Advances in Radiation Oncology (Mar 2024)

Artificial Intelligence–Based Autosegmentation: Advantages in Delineation, Absorbed Dose-Distribution, and Logistics

  • Gustavo R. Sarria, MD,
  • Fabian Kugel, PhD,
  • Fred Roehner, PhD, MD,
  • Julian Layer, MD,
  • Cas Dejonckheere, MD,
  • Davide Scafa, MD,
  • Muemtaz Koeksal, MD,
  • Christina Leitzen, MD,
  • Leonard Christopher Schmeel, MD

Journal volume & issue
Vol. 9, no. 3
p. 101394

Abstract

Read online

Purpose: The study's purpose was to compare the performance of artificial intelligence (AI) in auto-contouring compared with a human practitioner in terms of precision, differences in dose distribution, and time consumption. Methods and Materials: Datasets of previously irradiated patients in 3 different segments (head and neck, breast, and prostate cancer) were retrospectively collected. An experienced radiation oncologist (MD) performed organs-at-risk (OARs) and standard clinical target volume delineations as baseline structures for comparison. AI-based autocontours were generated in 2 additional CT copies; therefore, 3 groups were assessed: MD alone, AI alone, and AI plus MD corrections (AI+C). Differences in Dice similarity coefficient (DSC) and person-hour burden were assessed. Furthermore, changes in clinically relevant dose-volume parameters were evaluated and compared. Results: Seventy-five previously treated cases were collected (25 per segment) for the analysis. Compared with MD contours, the mean DSC scores were higher than 0.7 for 74% and 80% of AI and AI+C, respectively. After corrections, 17.1% structures presented DSC score deviations higher than 0.1 and 10.4% dose-volume parameters significantly changed in AI-contoured structures.

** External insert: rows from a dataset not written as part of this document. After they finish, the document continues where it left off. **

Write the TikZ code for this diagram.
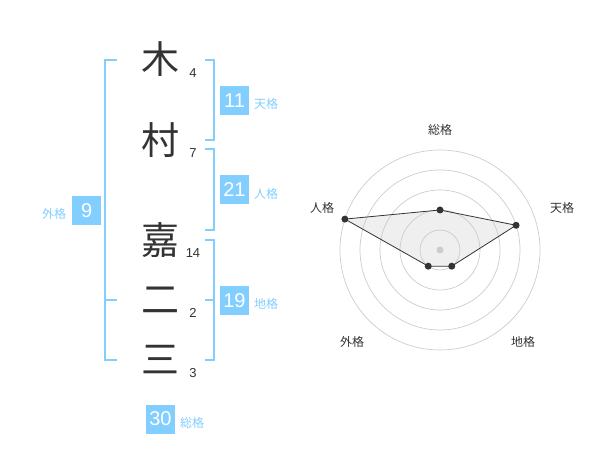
\documentclass[tikz,border=0pt]{standalone}
\usepackage{fontspec}
\usetikzlibrary{calc}
\setmainfont{Liberation Sans}
\newfontfamily\cjk{Noto Sans CJK JP}
\definecolor{sky}{RGB}{130,206,255}
\definecolor{ink}{RGB}{51,51,51}
\definecolor{ring}{RGB}{204,204,204}
\tikzset{
  kanji/.style={inner sep=0pt, text=ink, font=\cjk\fontsize{38}{38}\selectfont},
  strokes/.style={inner sep=0pt, text=ink, font=\fontsize{13}{13}\selectfont},
  valbox/.style={fill=sky, text=white, minimum size=29pt, inner sep=0pt, font=\fontsize{20}{20}\selectfont},
  kaku/.style={inner sep=0pt, text=sky, font=\cjk\fontsize{12}{12}\selectfont},
  brace/.style={draw=sky, line width=1.6pt},
  radlabel/.style={inner sep=0pt, text=ink, font=\cjk\fontsize{12}{12}\selectfont},
  dot/.style={circle, fill=ink, inner sep=0pt, minimum size=7pt},
}
\begin{document}
\begin{tikzpicture}[x=1pt,y=-1pt]
\useasboundingbox (0,0) rectangle (600,470);
% characters
\node[kanji] (c1) at (160,59) {木};
\node[kanji] (c2) at (160,140) {村};
\node[kanji] (c3) at (160,240) {嘉};
\node[kanji] (c4) at (160,300) {二};
\node[kanji] (c5) at (160,360) {三};
% strokes
\node[strokes] (n1) at (193,73) {4};
\node[strokes] (n2) at (193,153) {7};
\node[strokes] (n3) at (193,253) {14};
\node[strokes] (n4) at (193,313) {2};
\node[strokes] (n5) at (193,373) {3};
% brackets
\draw[brace] (117,60) -- (105,60) -- (105,360) -- (117,360);
\draw[brace] (105,300) -- (117,300);
\draw[brace] (205,60) -- (214,60) -- (214,140) -- (205,140);
\draw[brace] (205,149) -- (214,149) -- (214,230) -- (205,230);
\draw[brace] (205,240) -- (214,240) -- (214,360) -- (205,360);
\draw[brace] (205,300) -- (214,300);
% value boxes
\node[valbox] (b1) at (234.5,100.5) {11};
\node[kaku] (l1) at (266,104) {天格};
\node[valbox] (b2) at (234.5,190) {21};
\node[kaku] (l2) at (266,194) {人格};
\node[valbox] (b3) at (234.5,300.5) {19};
\node[kaku] (l3) at (266,304) {地格};
\node[valbox] (b4) at (86.7,210.5) {9};
\node[kaku] (l4) at (54,214) {外格};
\node[valbox] (b5) at (160.5,419) {30};
\node[kaku] (l5) at (192,423) {総格};
% radar
\coordinate (o) at (440,250);
\fill[black!7, opacity=0.9] ($(o)+(-90:40)$) -- ($(o)+(-18:80)$) -- ($(o)+(54:20)$) -- ($(o)+(126:20)$) -- ($(o)+(198:100)$) -- cycle;
\foreach \r in {20,40,60,80,100} \draw[ring, line width=0.7pt] (o) circle (\r);
\fill[ring] (o) circle (3.5);
\node[dot] (p1) at ($(o)+(-90:40)$) {};
\node[dot] (p2) at ($(o)+(-18:80)$) {};
\node[dot] (p3) at ($(o)+(54:20)$) {};
\node[dot] (p4) at ($(o)+(126:20)$) {};
\node[dot] (p5) at ($(o)+(198:100)$) {};
\draw[ink, line width=0.8pt] (p1.center) -- (p2.center) -- (p3.center) -- (p4.center) -- (p5.center) -- cycle;
\node[radlabel] (r1) at (440,130) {総格};
\node[radlabel] (r2) at (562,208) {天格};
\node[radlabel] (r3) at (322,208) {人格};
\node[radlabel] (r4) at (352,342) {外格};
\node[radlabel] (r5) at (523,342) {地格};
\end{tikzpicture}
\end{document}
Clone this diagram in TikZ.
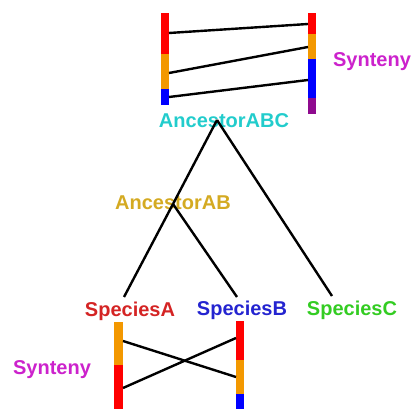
\documentclass[tikz,border=0pt]{standalone}
\usepackage{fontspec}
\setmainfont{Liberation Sans}
\definecolor{cRed}{HTML}{FF0000}
\definecolor{cOrange}{HTML}{F39800}
\definecolor{cBlue}{HTML}{0000FF}
\definecolor{cPurple}{HTML}{8E0A8E}
\definecolor{tRed}{HTML}{D42424}
\definecolor{tBlue}{HTML}{2424D0}
\definecolor{tGreen}{HTML}{33CC22}
\definecolor{tCyan}{HTML}{22CCCC}
\definecolor{tGold}{HTML}{D4AA22}
\definecolor{tMag}{HTML}{CC22CC}
\begin{document}
\begin{tikzpicture}[x=1pt,y=-1pt,
  lbl/.style={font=\fontsize{20}{22}\selectfont\bfseries, inner sep=0pt, anchor=center},
  link/.style={line width=2.4pt, black},
  seg/.style={draw=none}]
\useasboundingbox (0,0) rectangle (413,409);
% top bars
\fill[cRed] (161,13) rectangle (169,54);
\fill[cOrange] (161,54) rectangle (169,89);
\fill[cBlue] (161,89) rectangle (169,105);
\fill[cRed] (308,13) rectangle (316,34);
\fill[cOrange] (308,34) rectangle (316,59);
\fill[cBlue] (308,59) rectangle (316,98);
\fill[cPurple] (308,98) rectangle (316,114);
\coordinate (L1) at (169,33); \coordinate (R1) at (308,24);
\coordinate (L2) at (169,73); \coordinate (R2) at (308,47);
\coordinate (L3) at (169,97); \coordinate (R3) at (308,80);
\draw[link] (L1) -- (R1);
\draw[link] (L2) -- (R2);
\draw[link] (L3) -- (R3);
% bottom bars
\fill[cOrange] (114,322) rectangle (123,365);
\fill[cRed] (114,365) rectangle (123,409);
\fill[cRed] (236,321) rectangle (244,360);
\fill[cOrange] (236,360) rectangle (244,394);
\fill[cBlue] (236,394) rectangle (244,409);
\coordinate (a1) at (123,341); \coordinate (b1) at (236,377);
\coordinate (a2) at (123,388); \coordinate (b2) at (236,338);
\draw[link] (a1) -- (b1);
\draw[link] (a2) -- (b2);
% labels
\node[lbl, text=tMag] (syn1) at (372,62) {Synteny};
\node[lbl, text=tMag] (syn2) at (52,370) {Synteny};
\node[lbl, text=tCyan] (abc) at (224,121) {AncestorABC};
\node[lbl, text=tGold] (ab) at (173,203) {AncestorAB};
\node[lbl, text=tRed] (sa) at (130,311) {SpeciesA};
\node[lbl, text=tBlue] (sb) at (242,310) {SpeciesB};
\node[lbl, text=tGreen] (sc) at (352,310) {SpeciesC};
% tree
\coordinate (abcT) at (217,120);
\coordinate (abT) at (173,204);
\coordinate (saT) at (124,297);
\coordinate (sbT) at (237,297);
\coordinate (scT) at (332,296);
\draw[link] (abcT) -- (abT);
\draw[link] (abcT) -- (scT);
\draw[link] (abT) -- (saT);
\draw[link] (abT) -- (sbT);
\end{tikzpicture}
\end{document}
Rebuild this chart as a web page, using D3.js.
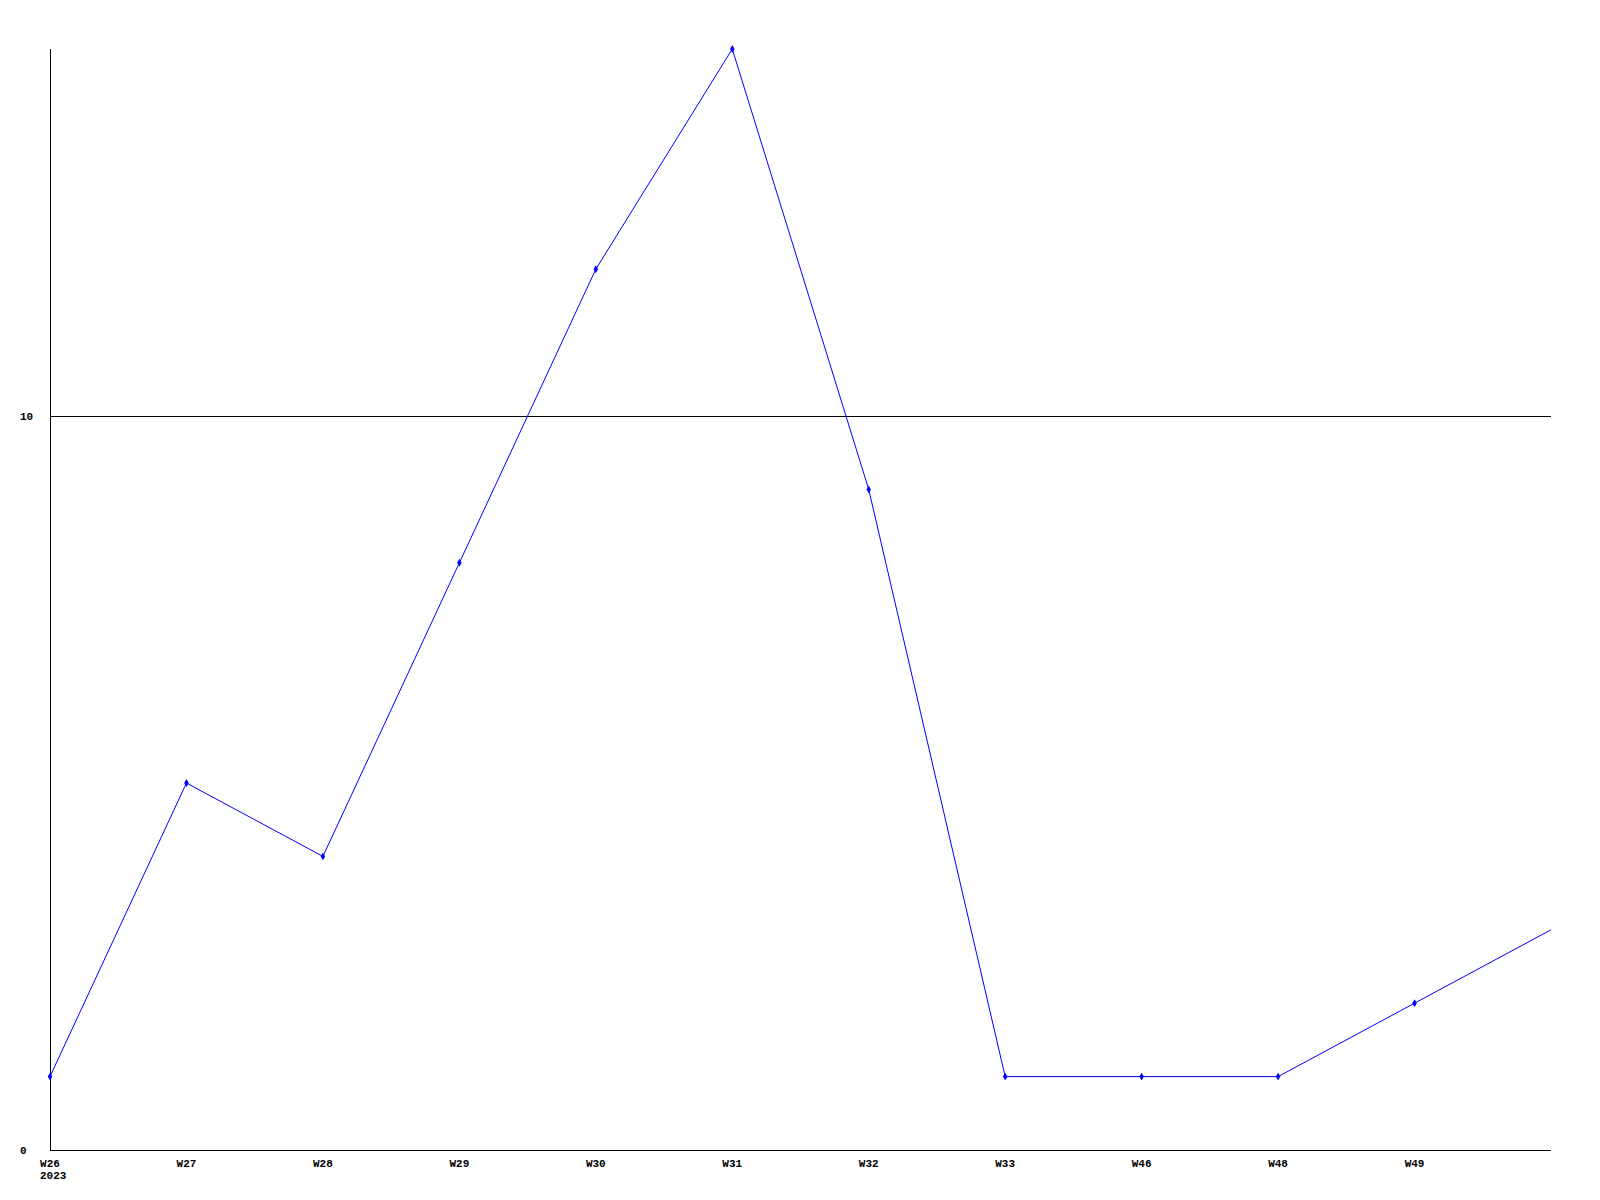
<!DOCTYPE html>
<html><head><meta charset="utf-8">
<script src="https://cdn.jsdelivr.net/npm/d3@7"></script>
<style>body{margin:0;background:#fff}</style>
</head><body>
<svg id="c" width="1600" height="1200"></svg>
<script>
const categories = ["W26","W27","W28","W29","W30","W31","W32","W33","W46","W48","W49",""];
const values = [1,5,4,8,12,15,9,1,1,1,2,3];
const yTicks = [0,10];
const yearLabel = "2023";

(function(){
const svg = d3.select("#c");
const mL = 50, mR = 1551, mT = 49, mB = 1150;
const x = d3.scalePoint().domain(d3.range(categories.length)).range([mL, mR]);
const y = d3.scaleLinear().domain([0,15]).range([mB, mT]);
const font = "'Liberation Mono', 'DejaVu Sans Mono', monospace";

svg.selectAll("line.grid").data(yTicks.filter(d=>d>0)).enter().append("line")
  .attr("x1", mL).attr("x2", mR).attr("y1", d=>Math.floor(y(d))+0.5).attr("y2", d=>Math.floor(y(d))+0.5)
  .attr("stroke", "#000").attr("stroke-width", 1);

svg.append("line").attr("x1", mL+0.5).attr("x2", mL+0.5).attr("y1", mT).attr("y2", mB+0.5).attr("stroke","#000");
svg.append("line").attr("x1", mL).attr("x2", mR).attr("y1", mB+0.5).attr("y2", mB+0.5).attr("stroke","#000");

svg.selectAll("text.yl").data(yTicks).enter().append("text")
  .attr("x", 20).attr("y", d=>y(d)+4)
  .attr("font-family", font).attr("font-weight","bold").attr("font-size", 11)
  .text(d=>d);

svg.selectAll("text.xl").data(categories).enter().append("text")
  .attr("x", (d,i)=>x(i)).attr("y", 1167).attr("text-anchor","middle")
  .attr("font-family", font).attr("font-weight","bold").attr("font-size", 11)
  .text(d=>d);
svg.append("text").attr("x", 40).attr("y", 1179)
  .attr("font-family", font).attr("font-weight","bold").attr("font-size", 11)
  .text(yearLabel);

const line = d3.line().x((d,i)=>x(i)).y(d=>y(d));
svg.append("path").datum(values).attr("d", line)
  .attr("fill","none").attr("stroke","#0000ff").attr("stroke-width",1);

svg.selectAll("path.m").data(values.slice(0, values.length-1)).enter().append("path")
  .attr("d", d3.symbol().type(d3.symbolDiamond).size(18))
  .attr("transform", (d,i)=>`translate(${x(i)},${y(d)})`)
  .attr("fill","#0000ff");
})();
</script>
</body></html>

The time consumption assessment yielded mean person-hour reductions of 68%, 51%, and 71% for breast, prostate, and head and neck cancer, respectively. Conclusions: In great extent, AI yielded clinically acceptable OARs and certain clinical target volumes in the explored anatomic segments. Sparse correction and assessment requirements place AI+C as a standard workflow. Minimal clinically relevant differences in OAR exposure were identified. A substantial amount of person-hours could be repurposed with this technology.